For a developer who just wants a contact form on a Next.js site, JotForm is wrong on every axis. The interface is heavy, the embeds are iframes, and the cheapest paid plan is $34/month. The free tier is 100 submissions, which evaporates fast.

Verdict: Best in class for enterprise / regulated industries. Massive overkill for indie sites. See splitforms vs JotForm.

6. Google Forms — the free default (avoid)

Pricing: Free with a Google account. Workspace plans roll it in for paid Google users.

Google Forms is free and unlimited, and you already have an account. It is the default people reach for. It is also the wrong tool for almost every public-facing use case.

Why: the design is locked. Every Google Form looks like a Google Form. The Google logo and a "Never submit passwords through Google Forms" footer is on every page. Embedding cleanly without an iframe is impossible. Submissions go into a Google Sheet by default, not your inbox, which means you have to set up triggers to be notified. For an internal team survey or a quick poll among friends, it's fine. For your business's contact page, it looks unprofessional. See Google Forms vs Typeform vs splitforms for the full breakdown.

Verdict: Free, but the cost is your brand looking like everyone else's.

7. Web3Forms — the cheap HTML drop-in

Pricing: Free 250 submissions/month. Pro $8/month for 5,000.

Web3Forms is functionally the closest competitor to splitforms — HTML-native, paste-an-action-URL, no SDK. The setup flow is nearly identical: get an access key, drop it in a hidden input, submit.

Where splitforms pulls ahead: the free tier (1,000 vs 250 submissions), AI spam classification (Web3Forms uses standard captcha/honeypot only), a real dashboard with search/filter on submissions, and the $5 Pro tier covers the same 5,000 submissions Web3Forms charges $8 for.
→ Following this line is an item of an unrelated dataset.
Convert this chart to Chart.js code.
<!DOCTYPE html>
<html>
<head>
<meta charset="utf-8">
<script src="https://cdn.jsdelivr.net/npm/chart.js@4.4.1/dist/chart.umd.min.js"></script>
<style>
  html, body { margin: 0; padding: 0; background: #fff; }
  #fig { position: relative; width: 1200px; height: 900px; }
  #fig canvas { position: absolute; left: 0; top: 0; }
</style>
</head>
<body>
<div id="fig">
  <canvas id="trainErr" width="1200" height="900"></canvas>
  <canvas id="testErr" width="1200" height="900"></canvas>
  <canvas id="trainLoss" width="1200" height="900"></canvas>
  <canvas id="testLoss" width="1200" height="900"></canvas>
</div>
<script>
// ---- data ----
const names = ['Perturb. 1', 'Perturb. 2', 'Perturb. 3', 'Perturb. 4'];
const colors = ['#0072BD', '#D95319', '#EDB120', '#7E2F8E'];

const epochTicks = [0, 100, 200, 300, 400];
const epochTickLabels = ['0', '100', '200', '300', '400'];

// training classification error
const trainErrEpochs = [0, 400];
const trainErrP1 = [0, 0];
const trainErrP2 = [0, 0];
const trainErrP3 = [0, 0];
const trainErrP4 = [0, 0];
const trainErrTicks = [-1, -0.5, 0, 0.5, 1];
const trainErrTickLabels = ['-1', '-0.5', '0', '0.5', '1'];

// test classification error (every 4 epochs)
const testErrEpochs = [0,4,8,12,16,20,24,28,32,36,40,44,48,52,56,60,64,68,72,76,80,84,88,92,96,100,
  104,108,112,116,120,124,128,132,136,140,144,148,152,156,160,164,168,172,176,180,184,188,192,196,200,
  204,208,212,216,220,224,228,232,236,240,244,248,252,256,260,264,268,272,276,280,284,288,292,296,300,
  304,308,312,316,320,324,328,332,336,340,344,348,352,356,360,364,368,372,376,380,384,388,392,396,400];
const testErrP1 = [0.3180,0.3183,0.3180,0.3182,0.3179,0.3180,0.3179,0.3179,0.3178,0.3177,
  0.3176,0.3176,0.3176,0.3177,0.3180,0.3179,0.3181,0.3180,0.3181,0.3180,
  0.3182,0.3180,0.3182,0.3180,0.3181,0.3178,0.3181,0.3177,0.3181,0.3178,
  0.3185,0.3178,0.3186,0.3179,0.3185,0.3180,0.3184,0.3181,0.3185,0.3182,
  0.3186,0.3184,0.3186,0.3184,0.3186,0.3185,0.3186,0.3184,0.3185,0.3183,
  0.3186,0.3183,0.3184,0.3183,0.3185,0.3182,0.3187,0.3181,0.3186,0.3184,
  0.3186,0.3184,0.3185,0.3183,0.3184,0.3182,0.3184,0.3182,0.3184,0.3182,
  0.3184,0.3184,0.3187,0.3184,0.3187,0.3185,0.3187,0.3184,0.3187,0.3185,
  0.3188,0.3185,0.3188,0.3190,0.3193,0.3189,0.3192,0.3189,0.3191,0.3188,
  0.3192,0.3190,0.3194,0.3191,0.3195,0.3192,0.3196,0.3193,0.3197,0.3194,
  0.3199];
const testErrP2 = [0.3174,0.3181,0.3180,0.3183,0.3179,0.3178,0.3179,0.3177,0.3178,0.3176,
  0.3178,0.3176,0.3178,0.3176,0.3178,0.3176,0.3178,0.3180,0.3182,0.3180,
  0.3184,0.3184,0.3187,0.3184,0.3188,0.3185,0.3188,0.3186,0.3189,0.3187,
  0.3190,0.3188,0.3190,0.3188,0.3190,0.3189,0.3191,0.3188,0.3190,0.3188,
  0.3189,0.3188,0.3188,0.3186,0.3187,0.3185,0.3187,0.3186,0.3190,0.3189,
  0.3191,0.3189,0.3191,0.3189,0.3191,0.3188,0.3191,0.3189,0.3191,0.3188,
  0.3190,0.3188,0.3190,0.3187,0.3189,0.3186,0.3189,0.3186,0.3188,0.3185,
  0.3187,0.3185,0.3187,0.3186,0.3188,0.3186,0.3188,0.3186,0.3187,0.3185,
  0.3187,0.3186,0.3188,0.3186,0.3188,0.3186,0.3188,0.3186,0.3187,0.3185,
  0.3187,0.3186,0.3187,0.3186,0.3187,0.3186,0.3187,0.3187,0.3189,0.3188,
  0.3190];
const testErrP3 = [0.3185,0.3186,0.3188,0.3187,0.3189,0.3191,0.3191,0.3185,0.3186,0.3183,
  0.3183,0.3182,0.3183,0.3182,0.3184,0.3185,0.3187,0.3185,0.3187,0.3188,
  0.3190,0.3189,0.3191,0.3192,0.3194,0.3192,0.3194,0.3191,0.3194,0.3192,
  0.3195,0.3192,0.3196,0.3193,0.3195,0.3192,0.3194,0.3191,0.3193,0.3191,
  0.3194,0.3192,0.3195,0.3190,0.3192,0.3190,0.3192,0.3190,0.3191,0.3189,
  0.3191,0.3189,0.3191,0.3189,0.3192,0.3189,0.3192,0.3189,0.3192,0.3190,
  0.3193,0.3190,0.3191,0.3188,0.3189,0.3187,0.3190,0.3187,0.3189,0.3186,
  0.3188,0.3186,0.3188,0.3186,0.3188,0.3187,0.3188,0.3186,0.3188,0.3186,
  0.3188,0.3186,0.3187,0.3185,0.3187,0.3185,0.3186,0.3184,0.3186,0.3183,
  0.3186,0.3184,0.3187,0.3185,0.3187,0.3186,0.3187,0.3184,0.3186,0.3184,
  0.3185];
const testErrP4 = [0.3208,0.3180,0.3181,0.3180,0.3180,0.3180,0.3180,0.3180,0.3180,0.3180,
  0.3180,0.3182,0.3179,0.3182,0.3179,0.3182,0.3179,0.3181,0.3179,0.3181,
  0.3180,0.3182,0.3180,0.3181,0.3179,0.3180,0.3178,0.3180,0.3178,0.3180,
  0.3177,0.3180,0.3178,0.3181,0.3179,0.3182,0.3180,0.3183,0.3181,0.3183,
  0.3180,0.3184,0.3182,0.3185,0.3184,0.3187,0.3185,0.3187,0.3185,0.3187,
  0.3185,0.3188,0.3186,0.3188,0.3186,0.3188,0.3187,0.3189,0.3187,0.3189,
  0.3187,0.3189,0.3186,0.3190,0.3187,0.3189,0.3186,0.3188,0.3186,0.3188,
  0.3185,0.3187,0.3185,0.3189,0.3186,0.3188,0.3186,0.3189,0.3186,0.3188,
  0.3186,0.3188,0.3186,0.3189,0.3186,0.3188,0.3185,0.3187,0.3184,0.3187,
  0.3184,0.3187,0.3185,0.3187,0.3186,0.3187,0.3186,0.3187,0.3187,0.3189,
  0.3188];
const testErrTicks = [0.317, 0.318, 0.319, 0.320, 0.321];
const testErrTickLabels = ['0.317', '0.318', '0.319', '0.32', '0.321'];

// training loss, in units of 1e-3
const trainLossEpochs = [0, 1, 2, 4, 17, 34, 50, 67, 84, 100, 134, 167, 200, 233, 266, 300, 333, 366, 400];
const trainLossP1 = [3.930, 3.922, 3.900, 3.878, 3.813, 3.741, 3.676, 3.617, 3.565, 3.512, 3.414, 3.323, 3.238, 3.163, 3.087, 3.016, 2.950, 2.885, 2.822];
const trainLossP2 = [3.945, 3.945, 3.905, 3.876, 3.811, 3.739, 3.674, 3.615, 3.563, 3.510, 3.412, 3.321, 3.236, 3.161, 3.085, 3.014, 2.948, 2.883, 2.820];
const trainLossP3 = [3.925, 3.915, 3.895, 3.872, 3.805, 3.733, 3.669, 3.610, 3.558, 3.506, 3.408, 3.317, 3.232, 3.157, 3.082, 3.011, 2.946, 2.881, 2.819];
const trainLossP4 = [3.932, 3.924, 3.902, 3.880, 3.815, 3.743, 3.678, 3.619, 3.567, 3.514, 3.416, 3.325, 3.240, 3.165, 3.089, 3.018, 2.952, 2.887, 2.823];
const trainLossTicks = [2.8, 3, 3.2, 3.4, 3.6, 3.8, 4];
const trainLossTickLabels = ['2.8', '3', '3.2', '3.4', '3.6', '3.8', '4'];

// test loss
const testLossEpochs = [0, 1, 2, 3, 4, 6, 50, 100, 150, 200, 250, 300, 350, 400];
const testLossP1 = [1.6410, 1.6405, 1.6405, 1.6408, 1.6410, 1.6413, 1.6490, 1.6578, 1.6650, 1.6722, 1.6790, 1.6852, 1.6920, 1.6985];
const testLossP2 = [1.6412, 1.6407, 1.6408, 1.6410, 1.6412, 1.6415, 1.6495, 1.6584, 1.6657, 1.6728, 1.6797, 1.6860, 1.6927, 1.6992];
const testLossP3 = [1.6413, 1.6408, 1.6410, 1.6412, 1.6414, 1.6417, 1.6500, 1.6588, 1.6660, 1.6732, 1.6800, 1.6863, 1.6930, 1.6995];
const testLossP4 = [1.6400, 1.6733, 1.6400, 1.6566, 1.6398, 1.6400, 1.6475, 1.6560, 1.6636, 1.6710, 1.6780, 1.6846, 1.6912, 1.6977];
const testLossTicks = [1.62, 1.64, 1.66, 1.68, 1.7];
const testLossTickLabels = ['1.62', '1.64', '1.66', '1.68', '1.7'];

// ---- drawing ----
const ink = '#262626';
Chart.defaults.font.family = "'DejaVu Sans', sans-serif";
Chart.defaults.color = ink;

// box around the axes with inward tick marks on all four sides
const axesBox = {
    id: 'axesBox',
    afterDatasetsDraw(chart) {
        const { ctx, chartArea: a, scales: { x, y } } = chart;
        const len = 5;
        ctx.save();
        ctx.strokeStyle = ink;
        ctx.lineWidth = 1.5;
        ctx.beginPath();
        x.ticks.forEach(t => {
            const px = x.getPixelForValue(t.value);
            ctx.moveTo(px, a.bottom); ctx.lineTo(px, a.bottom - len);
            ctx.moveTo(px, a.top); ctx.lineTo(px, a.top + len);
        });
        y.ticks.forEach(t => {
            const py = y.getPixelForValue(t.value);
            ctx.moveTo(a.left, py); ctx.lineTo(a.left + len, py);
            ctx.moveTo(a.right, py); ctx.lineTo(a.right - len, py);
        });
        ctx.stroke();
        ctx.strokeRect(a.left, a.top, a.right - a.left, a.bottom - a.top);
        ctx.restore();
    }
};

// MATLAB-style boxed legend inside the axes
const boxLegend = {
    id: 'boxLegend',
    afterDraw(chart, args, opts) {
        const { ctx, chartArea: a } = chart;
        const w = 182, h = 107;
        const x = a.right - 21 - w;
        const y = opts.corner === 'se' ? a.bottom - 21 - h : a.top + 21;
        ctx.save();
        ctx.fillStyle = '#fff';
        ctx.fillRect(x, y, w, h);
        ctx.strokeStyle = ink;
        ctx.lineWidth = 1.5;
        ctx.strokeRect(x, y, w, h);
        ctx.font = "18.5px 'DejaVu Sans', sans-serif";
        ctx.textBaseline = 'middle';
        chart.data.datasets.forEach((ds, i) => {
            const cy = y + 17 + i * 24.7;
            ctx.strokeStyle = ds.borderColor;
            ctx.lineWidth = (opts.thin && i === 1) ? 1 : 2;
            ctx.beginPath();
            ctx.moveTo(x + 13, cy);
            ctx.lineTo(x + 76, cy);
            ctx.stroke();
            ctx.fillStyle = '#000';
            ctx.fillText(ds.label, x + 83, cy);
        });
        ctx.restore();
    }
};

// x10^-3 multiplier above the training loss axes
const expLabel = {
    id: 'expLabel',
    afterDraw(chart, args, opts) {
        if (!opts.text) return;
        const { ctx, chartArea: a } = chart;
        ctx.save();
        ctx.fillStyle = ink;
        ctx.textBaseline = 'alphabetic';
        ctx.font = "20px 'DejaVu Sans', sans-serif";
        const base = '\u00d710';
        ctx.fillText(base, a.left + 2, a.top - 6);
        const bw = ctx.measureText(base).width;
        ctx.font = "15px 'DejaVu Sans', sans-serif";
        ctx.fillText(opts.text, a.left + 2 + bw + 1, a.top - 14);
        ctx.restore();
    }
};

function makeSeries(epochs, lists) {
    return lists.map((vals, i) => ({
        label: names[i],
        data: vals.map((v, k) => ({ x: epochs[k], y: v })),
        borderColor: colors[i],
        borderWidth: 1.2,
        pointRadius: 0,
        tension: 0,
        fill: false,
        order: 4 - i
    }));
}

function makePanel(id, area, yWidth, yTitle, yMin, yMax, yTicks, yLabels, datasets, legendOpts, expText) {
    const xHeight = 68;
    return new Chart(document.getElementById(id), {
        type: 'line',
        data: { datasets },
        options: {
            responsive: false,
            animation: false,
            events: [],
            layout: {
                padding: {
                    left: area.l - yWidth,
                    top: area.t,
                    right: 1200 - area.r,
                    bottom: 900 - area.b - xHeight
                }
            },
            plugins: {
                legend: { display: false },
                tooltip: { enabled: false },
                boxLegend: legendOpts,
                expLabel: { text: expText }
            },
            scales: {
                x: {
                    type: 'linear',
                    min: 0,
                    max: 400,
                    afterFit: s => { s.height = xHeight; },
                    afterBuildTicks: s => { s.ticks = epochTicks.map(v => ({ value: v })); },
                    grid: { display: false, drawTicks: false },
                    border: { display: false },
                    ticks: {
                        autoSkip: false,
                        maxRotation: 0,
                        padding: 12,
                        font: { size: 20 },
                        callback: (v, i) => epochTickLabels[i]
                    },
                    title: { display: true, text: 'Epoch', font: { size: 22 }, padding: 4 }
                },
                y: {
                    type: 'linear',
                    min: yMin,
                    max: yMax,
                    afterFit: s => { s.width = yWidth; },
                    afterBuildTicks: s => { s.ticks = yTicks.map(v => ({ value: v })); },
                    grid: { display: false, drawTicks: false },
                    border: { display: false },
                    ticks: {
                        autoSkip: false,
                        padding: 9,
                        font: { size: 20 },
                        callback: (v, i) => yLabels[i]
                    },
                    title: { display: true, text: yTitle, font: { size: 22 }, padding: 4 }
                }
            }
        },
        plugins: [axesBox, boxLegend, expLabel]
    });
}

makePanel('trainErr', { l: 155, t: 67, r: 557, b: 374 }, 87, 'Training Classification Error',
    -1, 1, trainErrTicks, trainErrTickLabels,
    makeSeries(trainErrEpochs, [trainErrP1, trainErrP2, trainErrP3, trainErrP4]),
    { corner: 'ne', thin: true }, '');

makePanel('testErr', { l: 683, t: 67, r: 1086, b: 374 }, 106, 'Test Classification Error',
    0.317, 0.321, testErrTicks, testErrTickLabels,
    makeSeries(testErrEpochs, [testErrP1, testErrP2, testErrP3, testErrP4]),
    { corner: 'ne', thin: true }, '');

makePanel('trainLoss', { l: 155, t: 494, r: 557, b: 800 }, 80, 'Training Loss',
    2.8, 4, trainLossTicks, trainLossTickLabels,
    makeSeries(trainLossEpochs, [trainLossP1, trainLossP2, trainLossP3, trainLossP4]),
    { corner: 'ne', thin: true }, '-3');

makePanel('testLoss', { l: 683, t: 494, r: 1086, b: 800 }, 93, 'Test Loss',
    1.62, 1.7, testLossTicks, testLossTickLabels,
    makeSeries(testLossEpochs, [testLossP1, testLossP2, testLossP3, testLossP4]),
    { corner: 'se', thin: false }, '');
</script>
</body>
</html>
See the comparison at splitforms vs Web3Forms and the three-way head-to-head review.

Verdict: A reasonable budget option. splitforms wins on free-tier headroom, dashboard quality, and spam handling.

8. Basin — the designer-friendly backend

Pricing: Free 100 submissions/month. Starter $9.95/month for 500, Plus $19.95/month for 1,500.

Basin (usebasin.com) is a simple HTML form backend built for designers and small studios. It does the basics well: spam filtering with Akismet, file uploads, integrations with Slack and Zapier, custom redirects.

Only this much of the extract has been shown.